Required task:
Return all of the data exactly as written, without the pictures.
==============================
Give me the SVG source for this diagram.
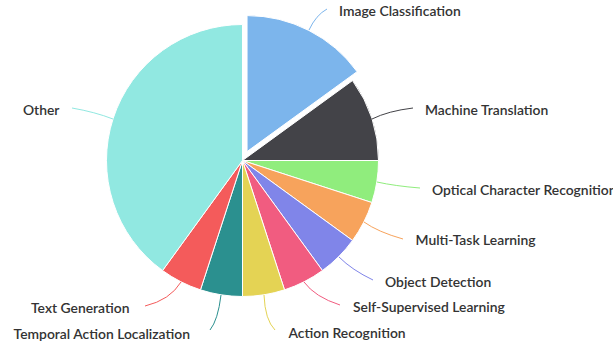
<svg xmlns="http://www.w3.org/2000/svg" width="613" height="347" viewBox="0 0 613 347">
<style>
.s{stroke:#fff;stroke-width:1;stroke-linejoin:round}
.l{fill:none;stroke-width:1}
text{font-family:Lato,"Open Sans",sans-serif;font-size:13.9px;fill:#333;font-weight:600}
.e{text-anchor:end}
</style>
<rect width="613" height="347" fill="#fff"/>
<g id="slices">
<g id="image-classification"><path class="s" fill="#7cb5ec" d="M247.04,151.59 L247.04,15.59 A136,136 0 0 1 357.07,71.65 Z"/></g>
<g id="machine-translation"><path class="s" fill="#434348" d="M242.5,160.5 L352.53,80.56 A136,136 0 0 1 378.5,160.5 Z"/></g>
<g id="ocr"><path class="s" fill="#90ed7d" d="M242.5,160.5 L378.5,160.5 A136,136 0 0 1 371.85,202.53 Z"/></g>
<g id="multi-task"><path class="s" fill="#f7a35c" d="M242.5,160.5 L371.85,202.53 A136,136 0 0 1 352.53,240.44 Z"/></g>
<g id="object-detection"><path class="s" fill="#8085e9" d="M242.5,160.5 L352.53,240.44 A136,136 0 0 1 322.44,270.53 Z"/></g>
<g id="self-supervised"><path class="s" fill="#f15c80" d="M242.5,160.5 L322.44,270.53 A136,136 0 0 1 284.53,289.85 Z"/></g>
<g id="action-recognition"><path class="s" fill="#e4d354" d="M242.5,160.5 L284.53,289.85 A136,136 0 0 1 242.5,296.5 Z"/></g>
<g id="temporal-action"><path class="s" fill="#2b908f" d="M242.5,160.5 L242.5,296.5 A136,136 0 0 1 200.47,289.85 Z"/></g>
<g id="text-generation"><path class="s" fill="#f45b5b" d="M242.5,160.5 L200.47,289.85 A136,136 0 0 1 162.56,270.53 Z"/></g>
<g id="other"><path class="s" fill="#91e8e1" d="M242.5,160.5 L162.56,270.53 A136,136 0 0 1 242.5,24.5 Z"/></g>
</g>
<g id="connectors">
<path class="l" stroke="#7cb5ec" d="M309,30 Q316,15 327,9"/>
<path class="l" stroke="#434348" d="M372,119 Q388,111 413,108"/>
<path class="l" stroke="#90ed7d" d="M377,182 Q395,186 420,188"/>
<path class="l" stroke="#f7a35c" d="M364,222 Q378,232 403,239"/>
<path class="l" stroke="#8085e9" d="M339,257 Q352,270 373,280"/>
<path class="l" stroke="#f15c80" d="M304,282 Q315,297 340,305"/>
<path class="l" stroke="#e4d354" d="M264,295 Q265,320 275,330"/>
<path class="l" stroke="#2b908f" d="M221,295 Q218,320 210,330"/>
<path class="l" stroke="#f45b5b" d="M181,282 Q170,300 145,306"/>
<path class="l" stroke="#91e8e1" d="M113,119 Q95,112 72,108"/>
</g>
<g id="labels">
<text x="339" y="16">Image Classification</text>
<text x="425" y="115">Machine Translation</text>
<text x="432" y="195">Optical Character Recognition</text>
<text x="415.5" y="245">Multi-Task Learning</text>
<text x="385" y="287">Object Detection</text>
<text x="353" y="312">Self-Supervised Learning</text>
<text x="288.5" y="338">Action Recognition</text>
<text class="e" x="190" y="339">Temporal Action Localization</text>
<text class="e" x="129.5" y="313">Text Generation</text>
<text class="e" x="59.5" y="115">Other</text>
</g>
</svg>
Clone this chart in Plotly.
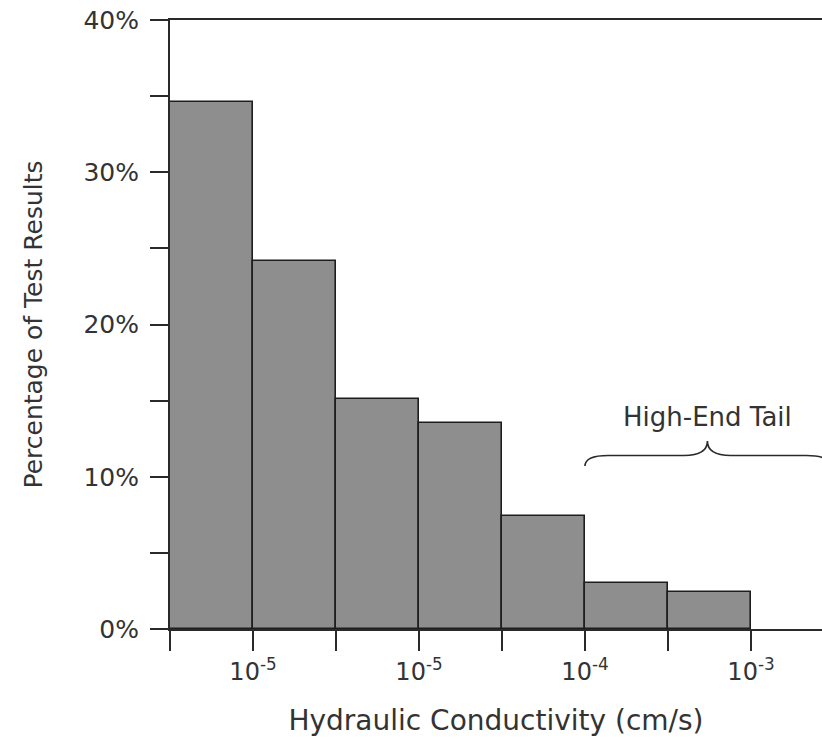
==============================
Solution below:
Give me the SVG source for this diagram.
<svg xmlns="http://www.w3.org/2000/svg" width="613" height="347" viewBox="0 0 613 347">
<style>
.s{stroke:#fff;stroke-width:1;stroke-linejoin:round}
.l{fill:none;stroke-width:1}
text{font-family:Lato,"Open Sans",sans-serif;font-size:13.9px;fill:#333;font-weight:600}
.e{text-anchor:end}
</style>
<rect width="613" height="347" fill="#fff"/>
<g id="slices">
<g id="image-classification"><path class="s" fill="#7cb5ec" d="M247.04,151.59 L247.04,15.59 A136,136 0 0 1 357.07,71.65 Z"/></g>
<g id="machine-translation"><path class="s" fill="#434348" d="M242.5,160.5 L352.53,80.56 A136,136 0 0 1 378.5,160.5 Z"/></g>
<g id="ocr"><path class="s" fill="#90ed7d" d="M242.5,160.5 L378.5,160.5 A136,136 0 0 1 371.85,202.53 Z"/></g>
<g id="multi-task"><path class="s" fill="#f7a35c" d="M242.5,160.5 L371.85,202.53 A136,136 0 0 1 352.53,240.44 Z"/></g>
<g id="object-detection"><path class="s" fill="#8085e9" d="M242.5,160.5 L352.53,240.44 A136,136 0 0 1 322.44,270.53 Z"/></g>
<g id="self-supervised"><path class="s" fill="#f15c80" d="M242.5,160.5 L322.44,270.53 A136,136 0 0 1 284.53,289.85 Z"/></g>
<g id="action-recognition"><path class="s" fill="#e4d354" d="M242.5,160.5 L284.53,289.85 A136,136 0 0 1 242.5,296.5 Z"/></g>
<g id="temporal-action"><path class="s" fill="#2b908f" d="M242.5,160.5 L242.5,296.5 A136,136 0 0 1 200.47,289.85 Z"/></g>
<g id="text-generation"><path class="s" fill="#f45b5b" d="M242.5,160.5 L200.47,289.85 A136,136 0 0 1 162.56,270.53 Z"/></g>
<g id="other"><path class="s" fill="#91e8e1" d="M242.5,160.5 L162.56,270.53 A136,136 0 0 1 242.5,24.5 Z"/></g>
</g>
<g id="connectors">
<path class="l" stroke="#7cb5ec" d="M309,30 Q316,15 327,9"/>
<path class="l" stroke="#434348" d="M372,119 Q388,111 413,108"/>
<path class="l" stroke="#90ed7d" d="M377,182 Q395,186 420,188"/>
<path class="l" stroke="#f7a35c" d="M364,222 Q378,232 403,239"/>
<path class="l" stroke="#8085e9" d="M339,257 Q352,270 373,280"/>
<path class="l" stroke="#f15c80" d="M304,282 Q315,297 340,305"/>
<path class="l" stroke="#e4d354" d="M264,295 Q265,320 275,330"/>
<path class="l" stroke="#2b908f" d="M221,295 Q218,320 210,330"/>
<path class="l" stroke="#f45b5b" d="M181,282 Q170,300 145,306"/>
<path class="l" stroke="#91e8e1" d="M113,119 Q95,112 72,108"/>
</g>
<g id="labels">
<text x="339" y="16">Image Classification</text>
<text x="425" y="115">Machine Translation</text>
<text x="432" y="195">Optical Character Recognition</text>
<text x="415.5" y="245">Multi-Task Learning</text>
<text x="385" y="287">Object Detection</text>
<text x="353" y="312">Self-Supervised Learning</text>
<text x="288.5" y="338">Action Recognition</text>
<text class="e" x="190" y="339">Temporal Action Localization</text>
<text class="e" x="129.5" y="313">Text Generation</text>
<text class="e" x="59.5" y="115">Other</text>
</g>
</svg>
Clone this chart in Plotly.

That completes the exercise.